Search code examples
unicodecharacter

How can I clean source code files of invisible characters?


I have a bizarre problem: Somewhere in my HTML/PHP code there's a hidden, invisible character that I can't seem to get rid of. By copying it from Firebug and converting it I identified it as  or 'Zero width no-break space'. It shows up as non-empty text node in my website and is causing a serious layout problem.

The problem is, I can't get rid of it. I can't see it in my files even when turning Invisibles on (duh). I can't seem to find it, no search tool seems to pick up on it. I rewrote my code around where it could be, but it seems to be somewhere deeper in one of the framework files.

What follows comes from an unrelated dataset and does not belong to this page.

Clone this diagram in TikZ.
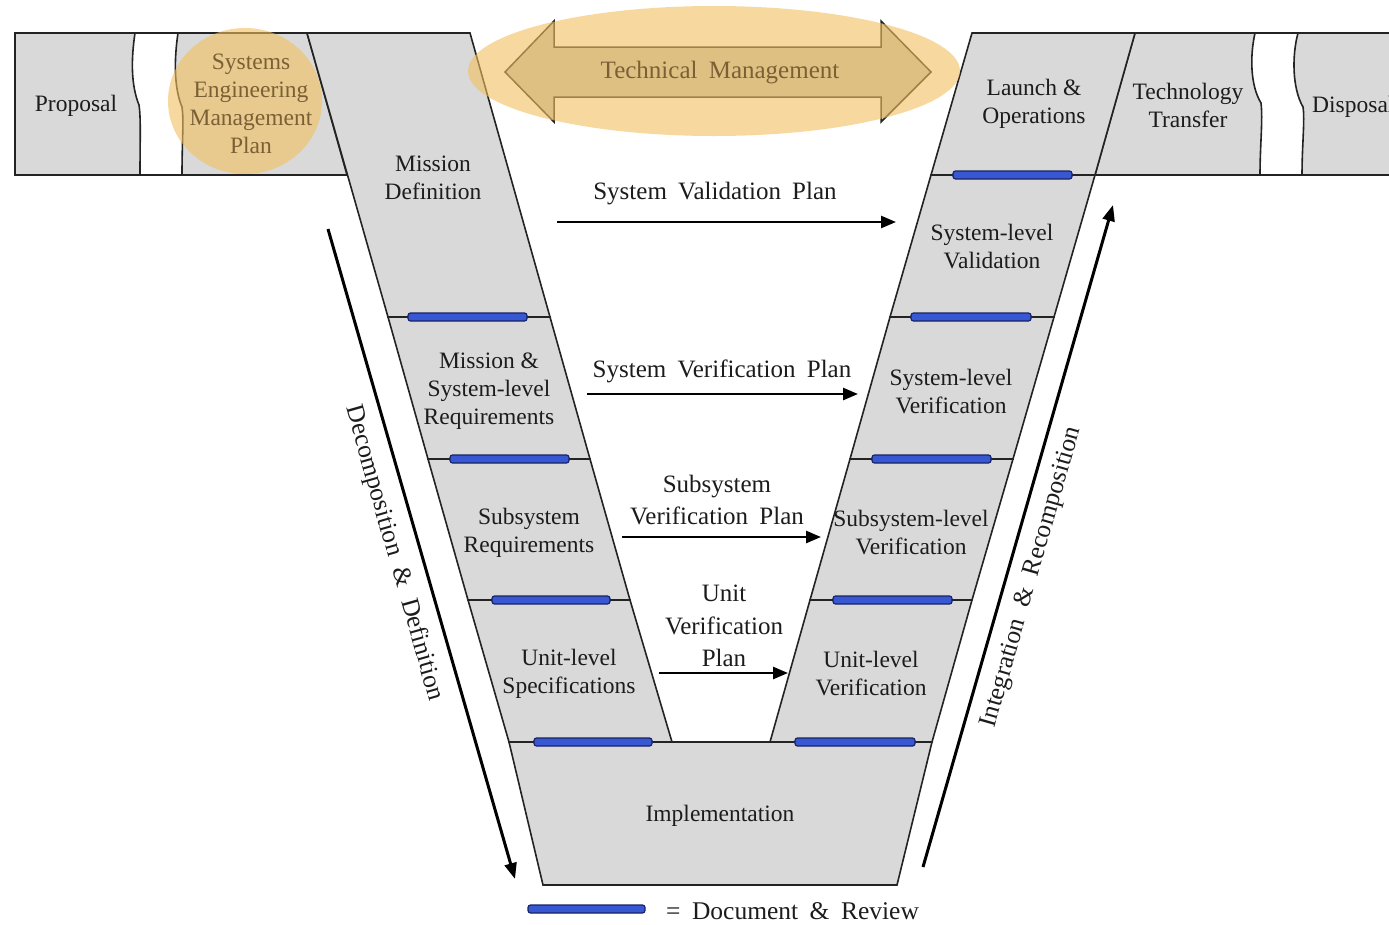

How can I find characters by charcode across files or something like that? I'm open to different tools, but they have to work on Mac OS X.


Solution

  • You don't get the character in the editor, because you can't find it in text editors. #FEFF or #FFFE are so-called byte-order marks. They are a Microsoft invention to tell in a Unicode file, in which order multi-byte characters are stored.

    To get rid of it, tell your editor to save the file either as ANSI/ISO-8859 or as Unicode without BOM. If your editor can't do so, you'll either have to switch editors (sadly) or use some kind of truncation tool like, e.g., a hex editor that allows you to see how the file really looks.

    On googling, it seems, that TextWrangler has a "UTF-8, no BOM" mode. Otherwise, if you're comfortable with the terminal, you can use Vim:

    :set nobomb
    

    and save the file. Presto!

    The characters are always the very first in a text file. Editors with support for the BOM will not, as I mentioned, show it to you at all.